Regulators are investigating BA over pricing practices
It is suggested that last year, a BA executive told a Virgin counterpart of plans to increase BA's fuel surcharge, says BBC business editor Robert Peston.
Under competition law, tipping off a rival about a price change is illegal.
BA said its policy was to conduct its business "in full compliance with all applicable competition laws".
Virgin informed the UK's Office of Fair Trading, which is working with the US Department of Justice on the investigation.
1992's 'dirty tricks'
The transatlantic inquiry will look into whether BA had been informing other airlines of its fuel surcharge plans.
The OFT raided BA's offices on 13 June, and the US Justice Department has contacted American Airlines, which is a member of BA's One World alliance of airlines.

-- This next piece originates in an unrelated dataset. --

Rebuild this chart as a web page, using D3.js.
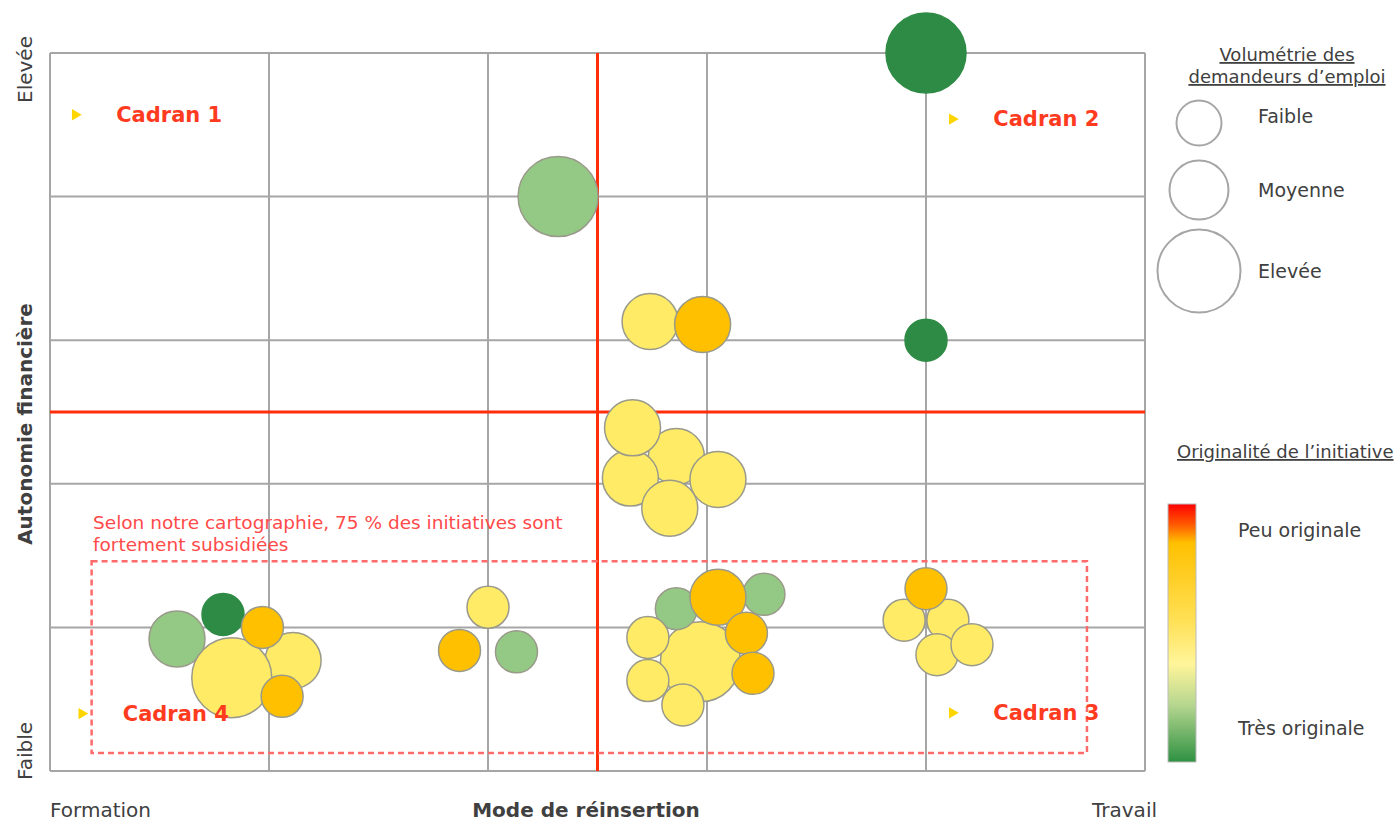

American Airlines said yesterday that it had "received a United States federal grand jury subpoena in connection with a government investigation into alleged price fixing in the air passenger industry".
It pointed out that it was not a target of the investigation.
BA has told two senior executives to remain at home during the inquiry.
They are Martin George, BA's commercial director and number two to chief executive Willie Walsh, and Iain Burns, the director of communications.
Our business editor says the disclosure that Virgin Atlantic is the whistleblower will revive memories of the "dirty tricks" libel case brought by its founder Richard Branson against BA in 1992.
Mr Branson won the case and substantial damages.
Despite the concerns surrounding the allegations, the OFT said that it was too early to assume that any competition laws had been broken.